– Боже, – сказала она своему залившемуся краской отражению. – Называется, вышла за газ заплатить.
На следующий день Марта села на автобус и поехала из города в Вулви, на ферму к Юне и Тому. От автобусной остановки до фермы нужно было немного пройти пешком. Она увидела в поле трактор, на котором работал Том. По грязному двору мимо построек шла Юна в сопровождении своих птенцов, которые все-таки были не полной копией друг друга. Марта крикнула им и помахала рукой, но ее не услышали. Она остановилась, провожая взглядом дочь и внучек, шедших по двору. У нее вырвался удовлетворенный вздох. У Юны наконец прошла хандра, теперь Марта могла заняться другими детьми. Но не от этого она вздохнула с радостью, а от новых сложных задач.
У Марты был математический склад ума. Она складывала числа вдоль и поперек где только можно. Она постоянно что-то выравнивала, устраняла очередную разницу. Решив одно уравнение, тотчас переходила к новому. Ее нисколько не пугало, что все жизненные проблемы вообще и ее собственные уравнения и задачки дочерей в частности никогда не перерешать. Такова жизнь – в беспокойном пространстве, пролегшем от хаоса и превратностей человеческой судьбы до недостижимого совершенства. Она стремилась к нему, но не надеялась обрести, да и не хотела этого. Совершенство для Марты было подобно смерти. В это свежее утро, подходя к ферме и удовлетворенно вздохнув, она просто еще раз щелкнула костяшками на счетах.
Сложности не были для Марты препятствием, это была сама жизнь, и она им радовалась.
Она не то пропела, не то выкрикнула на высокой ноте диковинное приветствие:
– Уухуу! Уухуу!
Юна с дочерьми обратили к ней взгляды. Через двор Марта увидела, что Юна улыбается – широко и радостно.
На кухне Юна наполнила чаем чашку, которую Марта подставила, другой рукой умело качая одну из сестричек. Она любила повторять – если уж она чему-то в жизни научилась, так это разом и ребенка нянчить, и ни капли чаю не расплескать. Мать с дочерью обменивались новостями. Марта рассказала об ожидаемом возвращении Бити, Бернарда, Кэсси и Фрэнка в Ковентри.
– А чего это так вдруг? – удивилась Юна, отрывая от лица ручонку другой дочурки, пытавшейся выщипать ей бровь. – Ай! Чудовище ты маленькое!

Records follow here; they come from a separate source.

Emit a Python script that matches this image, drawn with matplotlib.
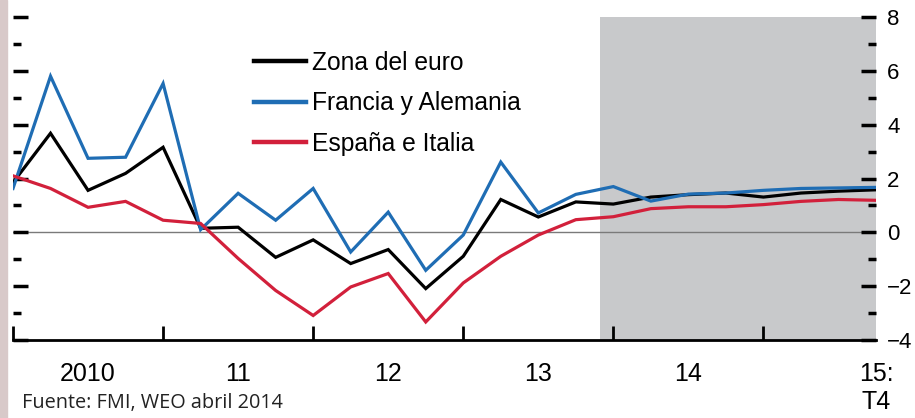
import matplotlib
matplotlib.use("Agg")
import matplotlib.pyplot as plt
from matplotlib.patches import Rectangle
from matplotlib.ticker import FixedLocator, MultipleLocator

# quarterly growth, 2010:T1 .. 2015:T4
zona_euro = [1.85, 3.68, 1.56, 2.19, 3.16, 0.15, 0.19, -0.93, -0.28, -1.16, -0.64, -2.09,
             -0.89, 1.22, 0.57, 1.13, 1.05, 1.31, 1.40, 1.46, 1.31, 1.46, 1.53, 1.58]
francia_alemania = [1.63, 5.80, 2.75, 2.79, 5.53, 0.10, 1.45, 0.45, 1.63, -0.73, 0.75, -1.41,
                    -0.10, 2.61, 0.72, 1.41, 1.70, 1.16, 1.42, 1.46, 1.56, 1.63, 1.65, 1.67]
espana_italia = [2.10, 1.63, 0.93, 1.15, 0.45, 0.33, -0.97, -2.16, -3.09, -2.03, -1.53, -3.33,
                 -1.88, -0.89, -0.10, 0.47, 0.58, 0.88, 0.95, 0.95, 1.03, 1.15, 1.22, 1.19]
series_names = ["Zona del euro", "Francia y Alemania", "España e Italia"]
year_labels = ["2010", "11", "12", "13", "14", "15:\nT4"]
year_label_pos = [2, 6, 10, 14, 18, 23]
proj_start = 15.65  # projections shaded from here
fuente = "Fuente: FMI, WEO abril 2014"

plt.rcParams["font.family"] = ["Liberation Sans", "DejaVu Sans"]

W, H = 915, 418
fig = plt.figure(figsize=(W / 100, H / 100), dpi=100)
ax = fig.add_axes([13 / W, 1 - 340 / H, (876 - 13) / W, (340 - 17) / H])

x = list(range(len(zona_euro)))
ax.axvspan(proj_start, x[-1], color="#c8c9cb", lw=0, zorder=0)
ax.axhline(0, color="#7a7a7a", lw=1.0, zorder=1)

colors = ["black", "#1f6db4", "#d2203b"]
for vals, name, c in zip([zona_euro, francia_alemania, espana_italia], series_names, colors):
    ax.plot(x, vals, color=c, lw=2.3, label=name, zorder=3, solid_joinstyle="miter")

ax.set_xlim(0, x[-1])
ax.set_ylim(-4, 8)

for s in ["top", "left", "right"]:
    ax.spines[s].set_visible(False)
ax.spines["bottom"].set_linewidth(2)

# x: year boundary ticks, labels placed inside each year
ax.xaxis.set_major_locator(FixedLocator([0, 4, 8, 12, 16, 20]))
ax.xaxis.set_major_formatter(plt.NullFormatter())
ax.xaxis.set_minor_locator(FixedLocator(year_label_pos))
ax.set_xticklabels(year_labels, minor=True, fontsize=18, linespacing=1.2,
                   va="top")
ax.tick_params(axis="x", which="major", direction="in", length=10, width=2)
ax.tick_params(axis="x", which="minor", length=0, pad=16)

# y: ticks both sides, labels on the right
ax.yaxis.set_major_locator(MultipleLocator(2))
ax.yaxis.set_minor_locator(MultipleLocator(1))
ax.tick_params(axis="y", which="both", direction="in", left=True, right=True,
               labelleft=False, labelright=True, width=2.5)
ax.tick_params(axis="y", which="major", length=11, labelsize=16, pad=8)
ax.tick_params(axis="y", which="minor", length=6)

leg = ax.legend(loc="upper left",
                bbox_to_anchor=((254 - 13) / (876 - 13), 1 - (51 - 17) / (340 - 17)),
                frameon=False, fontsize=17.7, handlelength=2.1, handletextpad=0.25,
                labelspacing=0.67, borderaxespad=0, borderpad=0)
for line in leg.get_lines():
    line.set_linewidth(3.2)

fig.text(22 / W, 1 - 403 / H, fuente, fontsize=14.3, color="#222222",
         family=["Open Sans", "DejaVu Sans"], va="center", ha="left")

fig.patches.append(Rectangle((0, 0), 7 / W, 1, transform=fig.transFigure,
                             color="#d8c9c9", zorder=-1))

fig.savefig("out.png", dpi=100)
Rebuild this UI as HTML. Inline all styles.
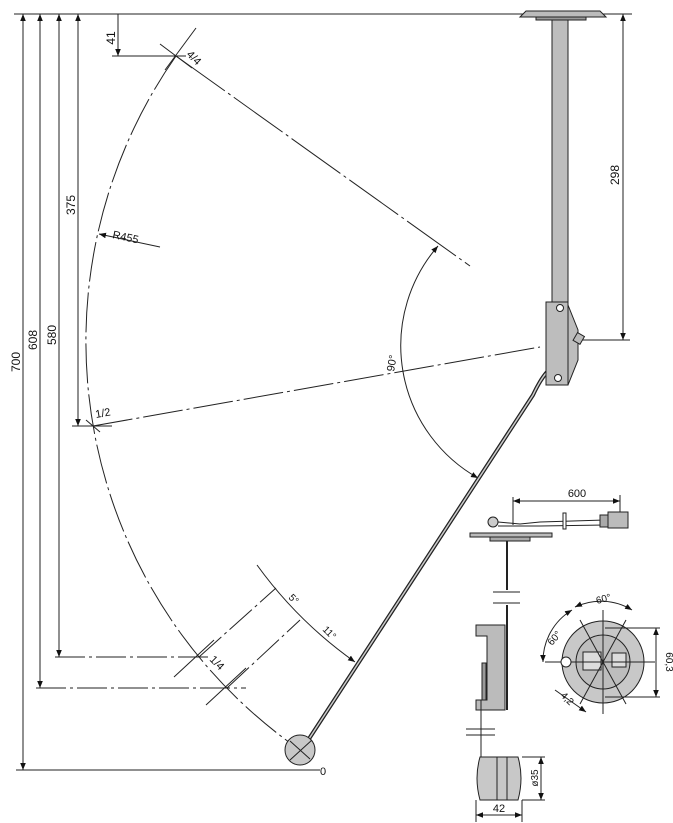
<!DOCTYPE html>
<html><head><meta charset="utf-8"><style>
html,body{margin:0;padding:0;background:#fff;}
svg{display:block;}
text{font-family:"Liberation Sans",sans-serif;fill:#111;}
</style></head><body>
<svg width="673" height="823" viewBox="0 0 673 823" xmlns="http://www.w3.org/2000/svg">
<defs>
<marker id="a" viewBox="0 0 10 10" refX="10" refY="5" markerWidth="7" markerHeight="7" orient="auto-start-reverse"><path d="M0,1 L10,5 L0,9 z" fill="#111"/></marker>
</defs>
<g stroke="#222" stroke-width="1" fill="none">
<line x1="14" y1="14" x2="632" y2="14"/>
<line x1="23" y1="14" x2="23" y2="770" marker-start="url(#a)" marker-end="url(#a)"/>
<line x1="40" y1="14" x2="40" y2="688" marker-start="url(#a)" marker-end="url(#a)"/>
<line x1="59" y1="14" x2="59" y2="657" marker-start="url(#a)" marker-end="url(#a)"/>
<line x1="78" y1="14" x2="78" y2="426" marker-start="url(#a)" marker-end="url(#a)"/>
<line x1="118" y1="14" x2="118" y2="56" marker-end="url(#a)"/>
<line x1="623" y1="14" x2="623" y2="340" marker-start="url(#a)" marker-end="url(#a)"/>
<line x1="16" y1="770" x2="320" y2="770"/>
<line x1="36" y1="688" x2="246" y2="688" stroke-dasharray="30 4 3 4"/>
<line x1="55" y1="657" x2="212" y2="657" stroke-dasharray="30 4 3 4"/>
<line x1="72" y1="426" x2="112" y2="426"/>
<line x1="112" y1="56" x2="186" y2="56"/>
<line x1="575" y1="340" x2="630" y2="340"/>
<path d="M176,56 A497,497 0 0 0 300,750" stroke-dasharray="40 4 3 4"/>
<line x1="176" y1="56" x2="470" y2="266" stroke-dasharray="60 4 3 4"/>
<line x1="93" y1="426" x2="540" y2="347" stroke-dasharray="40 4 3 4"/>
<line x1="199" y1="657" x2="276" y2="588" stroke-dasharray="30 4 3 4"/>
<line x1="227" y1="688" x2="300" y2="620" stroke-dasharray="30 4 3 4"/>
<line x1="160" y1="44" x2="192" y2="68"/><line x1="165" y1="70" x2="196" y2="28"/>
<line x1="86" y1="420" x2="100" y2="432"/>
<line x1="174" y1="677" x2="214" y2="640"/>
<line x1="206" y1="705" x2="246" y2="668"/>
<line x1="160" y1="247" x2="99" y2="234" marker-end="url(#a)"/>
<path d="M438,246 A152,152 0 0 0 478,478" marker-start="url(#a)" marker-end="url(#a)"/>
<path d="M257,565 A420,420 0 0 0 355,662" marker-end="url(#a)"/>
</g>
<path d="M547,372 Q540,380 533,395 L303,748" stroke="#222" stroke-width="4" fill="none"/>
<path d="M547,372 Q540,380 533,395 L303,748" stroke="#ccc" stroke-width="1.5" fill="none"/>
<circle cx="300" cy="750" r="15" fill="#c8c8c8" stroke="#222"/>
<line x1="290" y1="741" x2="310" y2="759" stroke="#222"/>
<line x1="290" y1="760" x2="312" y2="740" stroke="#222"/>
<path d="M520,17 L526,11 L600,11 L606,17 Z" fill="#bbb" stroke="#222"/>
<rect x="536" y="17" width="50" height="3" fill="#999" stroke="#222"/>
<rect x="552" y="20" width="16" height="285" fill="#bdbdbd" stroke="#222"/>
<path d="M568,305 L578,330 L578,360 L568,385 Z" fill="#bdbdbd" stroke="#222"/>
<rect x="546" y="302" width="22" height="83" fill="#bdbdbd" stroke="#222"/>
<circle cx="560" cy="308" r="3.5" fill="#fff" stroke="#222"/>
<circle cx="558" cy="378" r="3.5" fill="#fff" stroke="#222"/>
<rect x="575" y="334" width="8" height="9" fill="#bbb" stroke="#222" transform="rotate(30 579 338)"/>
<g stroke="#222" fill="none">
<line x1="513" y1="501" x2="620" y2="501" marker-start="url(#a)" marker-end="url(#a)"/>
<line x1="513" y1="497" x2="513" y2="525"/><line x1="620" y1="495" x2="620" y2="515"/>
<path d="M470,533 L552,533 L552,537 L470,537 Z" fill="#bbb"/>
<rect x="490" y="537" width="40" height="4" fill="#aaa"/>
<circle cx="493" cy="522" r="5" fill="#ccc"/>
<path d="M498,522 L520,524 L540,522 L605,520 M498,526 L540,526 L605,525"/>
<rect x="563" y="513" width="3" height="16" fill="#fff"/>
<rect x="600" y="515" width="8" height="12" fill="#aaa"/>
<rect x="608" y="512" width="20" height="16" fill="#bbb"/>
<line x1="507" y1="541" x2="507" y2="590" stroke-width="2"/>
<line x1="493" y1="592" x2="520" y2="592"/><line x1="493" y1="603" x2="520" y2="603"/>
<line x1="507" y1="605" x2="507" y2="710" stroke-width="2"/>
<path d="M476,625 L505,625 L505,710 L476,710 L476,700 L487,700 L487,636 L476,636 Z" fill="#bbb"/>
<path d="M482,663 L486,663 L486,700 L482,700 Z" fill="#999"/>
<line x1="481" y1="700" x2="481" y2="760"/>
<line x1="466" y1="729" x2="495" y2="729"/><line x1="466" y1="735" x2="495" y2="735"/>
<path d="M480,757 Q474,778 480,800 L518,800 Q524,778 518,757 Z" fill="#c8c8c8"/>
<line x1="497" y1="757" x2="497" y2="800"/><line x1="507" y1="757" x2="507" y2="800"/>
<line x1="522" y1="757" x2="545" y2="757"/><line x1="522" y1="800" x2="545" y2="800"/>
<line x1="541" y1="757" x2="541" y2="800" marker-start="url(#a)" marker-end="url(#a)"/>
<line x1="476" y1="800" x2="476" y2="822"/><line x1="522" y1="800" x2="522" y2="822"/>
<line x1="476" y1="815" x2="522" y2="815" marker-start="url(#a)" marker-end="url(#a)"/>
<circle cx="603" cy="662" r="41" fill="#c8c8c8"/>
<circle cx="603" cy="662" r="27" fill="#bdbdbd"/>
<rect x="583" y="652" width="18" height="18" fill="#ddd"/>
<rect x="612" y="653" width="14" height="14" fill="#ddd"/>
<line x1="603" y1="610" x2="603" y2="714"/>
<line x1="545" y1="662" x2="655" y2="662"/>
<line x1="580" y1="620" x2="626" y2="704"/>
<line x1="626" y1="620" x2="580" y2="704"/>
<circle cx="566" cy="662" r="5" fill="#fff"/>
<path d="M543,662 A60,60 0 0 1 572,610" marker-start="url(#a)" marker-end="url(#a)"/>
<path d="M575,607 A60,60 0 0 1 632,610" marker-start="url(#a)" marker-end="url(#a)"/>
<line x1="605" y1="628" x2="660" y2="628"/><line x1="605" y1="697" x2="660" y2="697"/>
<line x1="656" y1="628" x2="656" y2="697" marker-start="url(#a)" marker-end="url(#a)"/>
<line x1="555" y1="690" x2="586" y2="712" marker-end="url(#a)"/>
</g>
<g font-size="12">
<text transform="translate(20,362) rotate(-90)" text-anchor="middle">700</text>
<text transform="translate(37,340) rotate(-90)" text-anchor="middle">608</text>
<text transform="translate(56,335) rotate(-90)" text-anchor="middle">580</text>
<text transform="translate(75,205) rotate(-90)" text-anchor="middle">375</text>
<text transform="translate(115,38) rotate(-90)" text-anchor="middle">41</text>
<text transform="translate(619,175) rotate(-90)" text-anchor="middle">298</text>
<text transform="translate(186,55) rotate(45)" font-size="11">4/4</text>
<text x="112" y="238" transform="rotate(12 112 238)" font-size="11">R455</text>
<text x="96" y="418" transform="rotate(-10 96 418)" font-size="11">1/2</text>
<text transform="translate(209,660) rotate(45)" font-size="11">1/4</text>
<text x="320" y="775" font-size="11">0</text>
<text transform="translate(394,372) rotate(-80)" font-size="11">90°</text>
<text transform="translate(288,598) rotate(45)" font-size="10">5°</text>
<text transform="translate(322,630) rotate(45)" font-size="10">11°</text>
<text x="577" y="497" text-anchor="middle" font-size="11">600</text>
<text transform="translate(552,646) rotate(-50)" font-size="10">60°</text>
<text x="597" y="604" font-size="10" transform="rotate(-15 597 604)">60°</text>
<text transform="translate(666,662) rotate(90)" text-anchor="middle" font-size="10">60,3</text>
<text transform="translate(560,696) rotate(45)" font-size="10">4,2</text>
<text transform="translate(538,778) rotate(-90)" text-anchor="middle" font-size="10">ø35</text>
<text x="499" y="812" text-anchor="middle" font-size="11">42</text>
</g>
</svg>
</body></html>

– Чего ты улыбаешься? Она ведь и поверить тебе может. Не знаю я, чего это они сорвались. Письмо только прислали: едем, мол, жди. Больше ничего не понять. Завтра будут.
– И ты хочешь, чтобы Фрэнк и Кэсси снова у нас поселились? – сказала Юна, думая, что раскусила, почему так неожиданно приехала Марта. Разгадывать причины поступков Марты было любимым развлечением ее дочерей.
– В чайнике уже нет воды? Нет, не за этим я приехала. Хочу Энни-Тряпичницу навестить.
– Энни-Тряпичницу? А зачем она тебе?
– Да я все думала про то, что ты мне рассказала. Нехорошо с ней обошлись, так я тут кое-что для нее собрала. Она ведь и Аиду у меня принимала, и Эвелин, и Ину, когда я тут жила, – сколько лет уж прошло. И твоих малюток принимала. Ну, я и прошлась по людям, рассказала, как с ней поступили, вот и насобирали мы немножко.
– Ты теперь до нее не достучишься. Говорят, заперлась в своей хибарке и носа не кажет.
Марта с трудом поднялась со стула, поставила девочку на пол.
– Посмотрим. Все равно пойду схожу, а то не по-людски как-то.
– Обедать к нам приходи. Том тебя в Ковентри отвезет, сама знаешь. Да, подожди-ка.
Юна протянула руку и взяла с полки коробку из-под печенья. Там лежали ее сбережения. Она сняла крышку, достала деньги.
– Возьми, от меня старушке передай. Так ее жалко.
Марта во второй раз дернула за медное кольцо дверного молотка, отлитого в виде заячьей головы. Где-то в глубине дома глухо и жалобно затявкала собачонка, но никто не подошел. Марта отступила от двери и окинула взглядом дом.
Вид у него был почти нежилой. Красная краска на двери отстала, обнажив несокрушимый толстый темно-зеленый слой, нанесенный, наверное, пару столетий тому назад. Водосточный желоб над дверью протекал, отчего на серых стенах образовались полосы и темные пятна ржавчины. На самом углу дома вплотную к стене стояла полная до краев бочка с дождевой водой. Деревянные оконные рамы прогнили и потрескались. Древние стекла в маленьких проемах были чисты, но внутри не было ничего видно из-за задернутых занавесок.